Hospitais lotados e cemitérios que não davam conta de atender a quantidade de mortos. Velórios coletivos com caixões fechados. Não faz muito tempo que a Bahia se chocava com as imagens da tragédia causada pela pandemia da covid-19. O estado registrou 189 mortes em um único dia, em abril de 2021. Há exatos três anos, a primeira pessoa era vacinada contra a covid na Bahia e, aos poucos, a imunização garantiu a melhora das condições sanitárias. Mesmo assim, seis milhões de baianos ainda não completaram o esquema vacinal.
Desde que a enfermeira Maria Angélica de Carvalho Sobrinho, na época com 53 anos, se vacinou sob os olhos da imagem de Santa Dulce dos Pobres, em Salvador, muita coisa mudou. Mais de 31 mil pessoas morreram por covid na Bahia nas quatro ondas da doença e outras cinco doses da vacina foram disponibilizadas.
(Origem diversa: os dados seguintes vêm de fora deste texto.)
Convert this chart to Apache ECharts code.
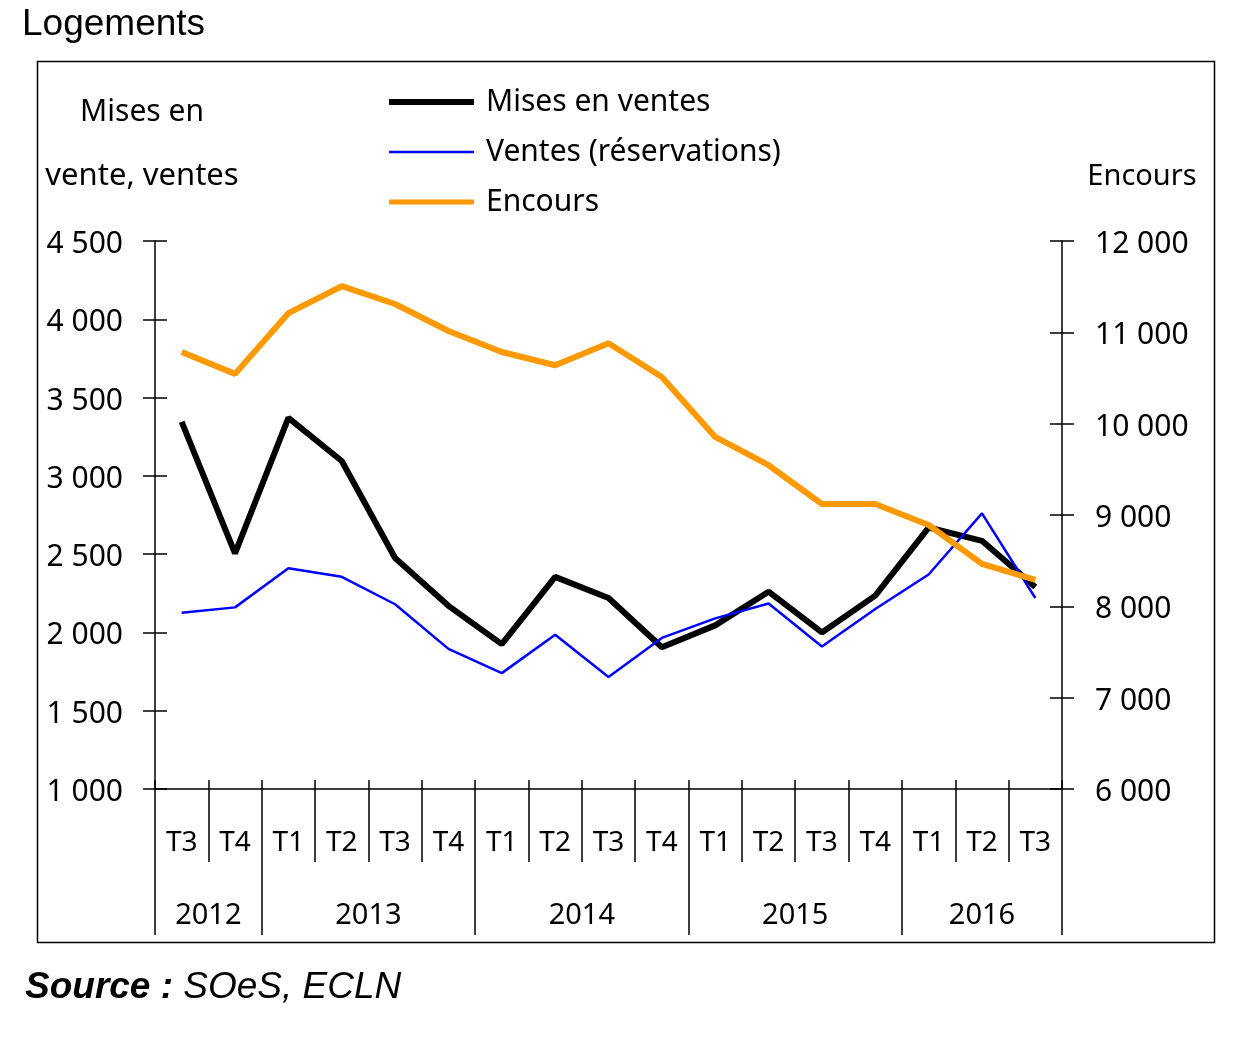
<!DOCTYPE html>
<html lang="fr">
<head>
    <meta charset="UTF-8">
    <title>Logements</title>
    <style>
        html, body { margin: 0; padding: 0; background: #fff; }
    </style>
</head>
<body>
<div id="main" style="width: 1254px;height: 1039px"></div>
<script src="https://cdn.jsdelivr.net/npm/echarts@6/dist/echarts.min.js"></script>
<script>
    // trimestres 2012 T3 -> 2016 T3
    var quarters = ['T3', 'T4', 'T1', 'T2', 'T3', 'T4', 'T1', 'T2', 'T3', 'T4', 'T1', 'T2', 'T3', 'T4', 'T1', 'T2', 'T3'];
    // axe des années : 35 positions en demi-trimestres, libellé au milieu de chaque année
    var yearLabels = ['', '', '2012', '', '', '', '', '', '2013', '', '', '', '', '', '', '', '2014', '', '', '', '', '', '', '', '2015', '', '', '', '', '', '', '2016', '', '', ''];
    var yearBounds = [0, 4, 12, 20, 28, 34];

    var misesEnVente = [3345, 2505, 3370, 3095, 2475, 2170, 1925, 2355, 2220, 1905, 2045, 2260, 2000, 2235, 2670, 2585, 2290];
    var ventes = [2125, 2160, 2410, 2355, 2180, 1895, 1740, 1985, 1715, 1965, 2090, 2185, 1910, 2150, 2370, 2760, 2220];
    var encours = [10785, 10545, 11210, 11505, 11310, 11015, 10785, 10640, 10880, 10510, 9855, 9545, 9120, 9120, 8890, 8465, 8290];

    var leftTicks = {min: 1000, max: 4500, interval: 500};
    var rightTicks = {min: 6000, max: 12000, interval: 1000};

    // libellé décalé de quelques pixels vers le bas, comme sur l'original
    function fmt(v) {
        return '{v|' + String(v).replace(/\B(?=(\d{3})+(?!\d))/g, ' ') + '}';
    }

    var font = 'Noto Sans';
    var tickRich = {v: {fontFamily: font, fontSize: 30, color: '#000', padding: [7, 0, 0, 0]}};
    var myChart = echarts.init(document.getElementById('main'));

    var option = {
        animation: false,
        backgroundColor: '#fff',
        title: [
            {
                text: 'Logements',
                left: 22,
                top: 6,
                padding: 0,
                textStyle: {fontFamily: 'Liberation Sans', fontSize: 37, fontWeight: 'normal', color: '#000'}
            },
            {
                text: '{b|Source : }{i|SOeS, ECLN}',
                left: 25,
                top: 969,
                padding: 0,
                textStyle: {
                    fontWeight: 'normal',
                    rich: {
                        b: {fontFamily: 'Liberation Sans', fontSize: 37, fontWeight: 'bold', fontStyle: 'italic', color: '#000'},
                        i: {fontFamily: 'Liberation Sans', fontSize: 37, fontWeight: 'normal', fontStyle: 'italic', color: '#000'}
                    }
                }
            }
        ],
        legend: {
            orient: 'vertical',
            left: 386,
            top: 87,
            padding: 0,
            itemWidth: 85,
            itemHeight: 14,
            itemGap: 20,
            textStyle: {fontFamily: font, fontSize: 30, color: '#000', lineHeight: 30, padding: [0, 0, 0, 7]},
            data: [
                {name: 'Mises en ventes', itemStyle: {opacity: 0}, lineStyle: {width: 6}},
                {name: 'Ventes (réservations)', itemStyle: {opacity: 0}, lineStyle: {width: 2.5}},
                {name: 'Encours', itemStyle: {opacity: 0}, lineStyle: {width: 5}}
            ]
        },
        grid: {
            left: 155,
            right: 192,
            top: 241,
            bottom: 250,
            containLabel: false
        },
        xAxis: [
            {
                type: 'category',
                position: 'bottom',
                data: quarters,
                boundaryGap: true,
                axisLine: {show: true, lineStyle: {color: '#000', width: 1.5}},
                axisTick: {show: true, interval: 0, length: 73, lineStyle: {color: '#000', width: 1.5}},
                axisLabel: {interval: 0, margin: 40, fontFamily: font, fontSize: 28, color: '#000'},
                splitLine: {show: false}
            },
            {
                type: 'category',
                position: 'bottom',
                data: quarters,
                boundaryGap: true,
                axisLine: {show: false},
                axisTick: {show: true, inside: true, interval: 0, length: 9, lineStyle: {color: '#000', width: 1.5}},
                axisLabel: {show: false},
                splitLine: {show: false}
            },
            {
                type: 'category',
                position: 'bottom',
                data: yearLabels,
                boundaryGap: false,
                axisLine: {show: false},
                axisTick: {
                    show: true,
                    length: 146,
                    interval: function (index) { return yearBounds.indexOf(index) >= 0; },
                    lineStyle: {color: '#000', width: 1.5}
                },
                axisLabel: {interval: 0, margin: 112, fontFamily: font, fontSize: 29, color: '#000'},
                splitLine: {show: false}
            }
        ],
        yAxis: [
            {
                type: 'value',
                position: 'left',
                min: leftTicks.min,
                max: leftTicks.max,
                interval: leftTicks.interval,
                axisLine: {show: true, lineStyle: {color: '#000', width: 1.5}},
                axisTick: {show: true, length: 12, lineStyle: {color: '#000', width: 1.5}},
                axisLabel: {margin: 32, fontFamily: font, fontSize: 30, color: '#000', formatter: fmt, rich: tickRich},
                splitLine: {show: false}
            },
            {
                type: 'value',
                position: 'left',
                min: leftTicks.min,
                max: leftTicks.max,
                interval: leftTicks.interval,
                axisLine: {show: false},
                axisTick: {show: true, inside: true, length: 12, lineStyle: {color: '#000', width: 1.5}},
                axisLabel: {show: false},
                splitLine: {show: false}
            },
            {
                type: 'value',
                position: 'right',
                min: rightTicks.min,
                max: rightTicks.max,
                interval: rightTicks.interval,
                axisLine: {show: true, lineStyle: {color: '#000', width: 1.5}},
                axisTick: {show: true, length: 12, lineStyle: {color: '#000', width: 1.5}},
                axisLabel: {margin: 33, fontFamily: font, fontSize: 30, color: '#000', formatter: fmt, rich: tickRich},
                splitLine: {show: false}
            },
            {
                type: 'value',
                position: 'right',
                min: rightTicks.min,
                max: rightTicks.max,
                interval: rightTicks.interval,
                axisLine: {show: false},
                axisTick: {show: true, inside: true, length: 12, lineStyle: {color: '#000', width: 1.5}},
                axisLabel: {show: false},
                splitLine: {show: false}
            }
        ],
        graphic: [
            {
                type: 'rect',
                shape: {x: 37.5, y: 61.5, width: 1177, height: 881},
                style: {fill: 'none', stroke: '#000', lineWidth: 1.5},
                silent: true
            },
            {
                type: 'text',
                x: 142, y: 97,
                style: {text: 'Mises en', fontFamily: font, fontSize: 30, fill: '#000', textAlign: 'center'}
            },
            {
                type: 'text',
                x: 142, y: 161,
                style: {text: 'vente, ventes', fontFamily: font, fontSize: 31, fill: '#000', textAlign: 'center'}
            },
            {
                type: 'text',
                x: 1142, y: 162,
                style: {text: 'Encours', fontFamily: font, fontSize: 29, fill: '#000', textAlign: 'center'}
            }
        ],
        series: [
            {
                name: 'Mises en ventes',
                type: 'line',
                xAxisIndex: 0,
                yAxisIndex: 0,
                symbol: 'none',
                lineStyle: {color: '#000', width: 6},
                itemStyle: {color: '#000'},
                data: misesEnVente
            },
            {
                name: 'Ventes (réservations)',
                type: 'line',
                xAxisIndex: 0,
                yAxisIndex: 0,
                symbol: 'none',
                lineStyle: {color: '#0000ff', width: 2.5},
                itemStyle: {color: '#0000ff'},
                data: ventes
            },
            {
                name: 'Encours',
                type: 'line',
                xAxisIndex: 0,
                yAxisIndex: 2,
                symbol: 'none',
                lineStyle: {color: '#ff9900', width: 6},
                itemStyle: {color: '#ff9900'},
                data: encours
            }
        ]
    };

    myChart.setOption(option);
</script>
</body>
</html>
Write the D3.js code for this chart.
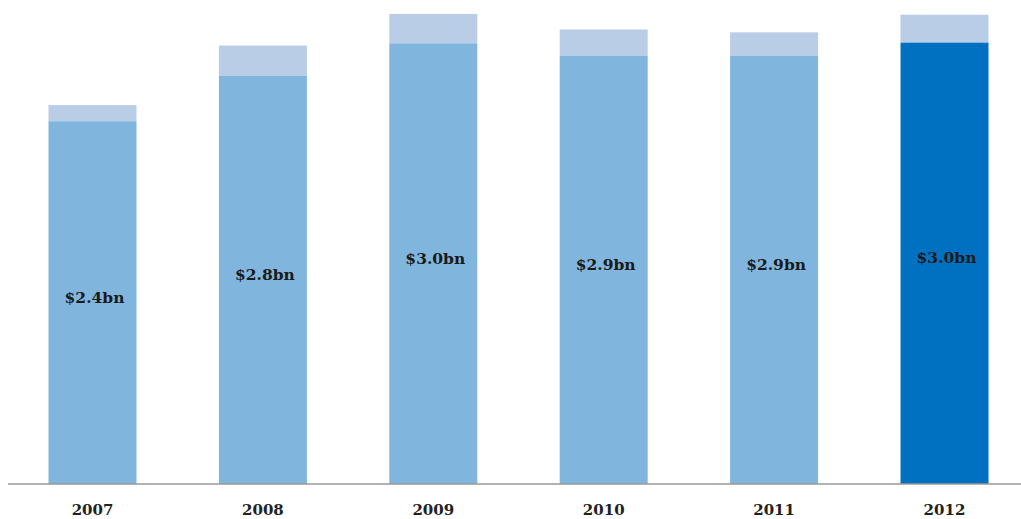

A última delas, reforço da bivalente, só está disponível para idosos e imunocomprometidos.
A primeira dose do imunizante bivalente – que garante a proteção contra variantes – foi disponibilizado em abril do ano passado. Desde então, 86% da população baiana não procurou os postos de saúde para se vacinar. Com menos mortes e casos graves, o medo diminuiu, o que preocupa especialistas.
“Observamos o aumento do número de casos desde o final do ano passado e, apesar de serem leves, trazem letalidade. A vacina deve entrar no calendário básico de vacinação e voltar a ter o grau de importância do início da pandemia”, analisa a médica Áurea Paste, coordenadora da residência de Infectologia do Instituto Couto Maia.
Somente entre 8 e 15 de janeiro, 20 pessoas morreram por complicações da covid na Bahia, segundo dados da Secretaria de Saúde do Estado da Bahia (Sesab). A engenheira agrônoma Aline Torres, 28, lembra bem dos momentos de aflição que viveu em 2020, primeiro ano da pandemia. A mãe dela precisou ser transferida de Barreiras, no oeste, para Salvador, para ser internada em uma unidade de terapia intensiva (UTI).
“Minha mãe é obesa, hipertensa e asmática. Só quem viveu o medo de perder alguém sabe a importância da vacinação. Em Barreiras não tinha leito e ela ficou uma semana internada na capital”, relembra. Durante a hospitalização, a mãe de Aline perdeu 17 quilos, mas não teve sequelas graves. Mesmo assim, toda a família completou o esquema vacinal.
Essa não é a realidade para a maior parte da população baiana. Luís Eduardo Magalhães, no oeste, onde a engenheira mora, por exemplo, tem uma das menores proporções de pessoas que tomaram todas as doses, de acordo com a Sesab. Por lá, 75% dos habitantes não chegaram a 3º dose. “É triste ver como a doença é banalizada por muitas pessoas aqui. Quem sai com máscara e álcool é visto como extraterrestre”, relata.
Fake news
Além da diminuição do medo, especialistas acreditam que as mentiras criadas sobre a doença afastaram as pessoas do posto de saúde. “Hoje é muito difícil convencer a população a se vacinar contra a covid. Só procuram quando têm alguma exigência, como viagem ou matrícula em algum lugar”, revela Núbia da Silva, coordenadora de imunização de Dário Meira, no centro-sul baiano.
No município de pouco mais de 10 mil habitantes, 83% da população não tomou a vacina bivalente. São pessoas como o corretor Cláudio Dantas que, aos 60 anos, já poderia ter se imunizado seis vezes contra a covid-19. “Aqui a pandemia já está passando, então muita gente deixou para lá mesmo”, diz.
Quem abandonou a vacinação antes das doses de reforço não têm garantia de proteção contra a covid, como alerta a médica infectologista Clarissa Cerqueira. “As doses precisam ser atualizadas ou não existem mais anticorpos para proteger contra a doença. Isso é um risco tanto para quem não se vacinou, quanto para quem está ao redor”, explica.